Language-Preserving Reduction Rules for Block-Structured Workflow Nets
This work addresses the need for smaller and more efficient process models for human analysts and machine verification in business process management, though it is incremental as it builds on existing reduction rules for process trees.
The paper tackled the problem of reducing the size of block-structured workflow nets, a subclass of Petri nets used in process modeling, by introducing reduction rules that leverage their block structure in process trees, resulting in further reduction of process models discovered from real-life event logs compared to existing Petri net-based rules.
Process models are used by human analysts to model and analyse behaviour, and by machines to verify properties such as soundness, liveness or other reachability properties, and to compare their expressed behaviour with recorded behaviour within business processes of organisations.

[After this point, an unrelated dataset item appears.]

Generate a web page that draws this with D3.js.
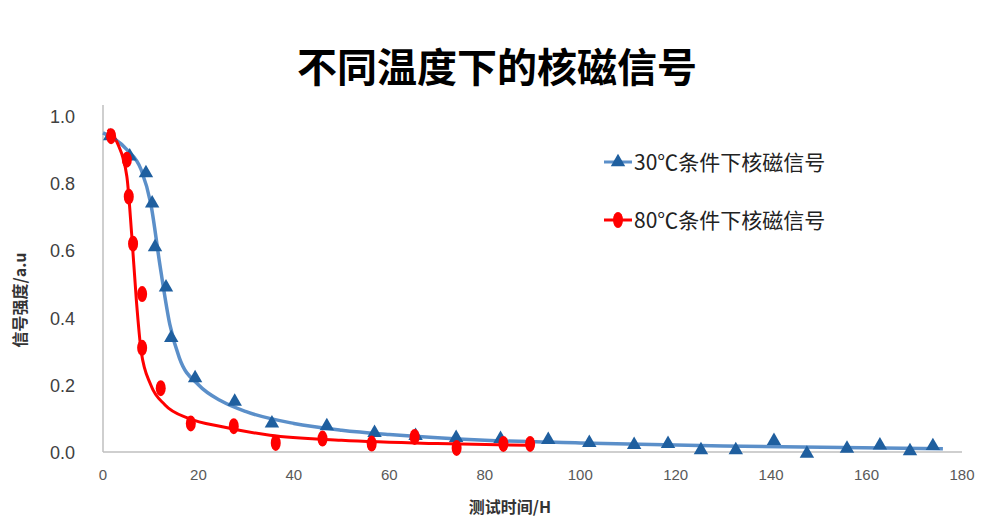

For both human and machine use, small models are preferable over large and complex models: for ease of human understanding and to reduce the time spent by machines in state space explorations. Reduction rules that preserve the behaviour of models have been defined for Petri nets, however in this paper we show that a subclass of Petri nets returned by process discovery techniques, that is, block-structured workflow nets, can be further reduced by considering their block structure in process trees. We revisit an existing set of reduction rules for process trees and show that the rules are correct, terminating, confluent and complete, and for which classes of process trees they are and are not complete. In a real-life experiment, we show that these rules can reduce process models discovered from real-life event logs further compared with rules that consider only Petri net structures.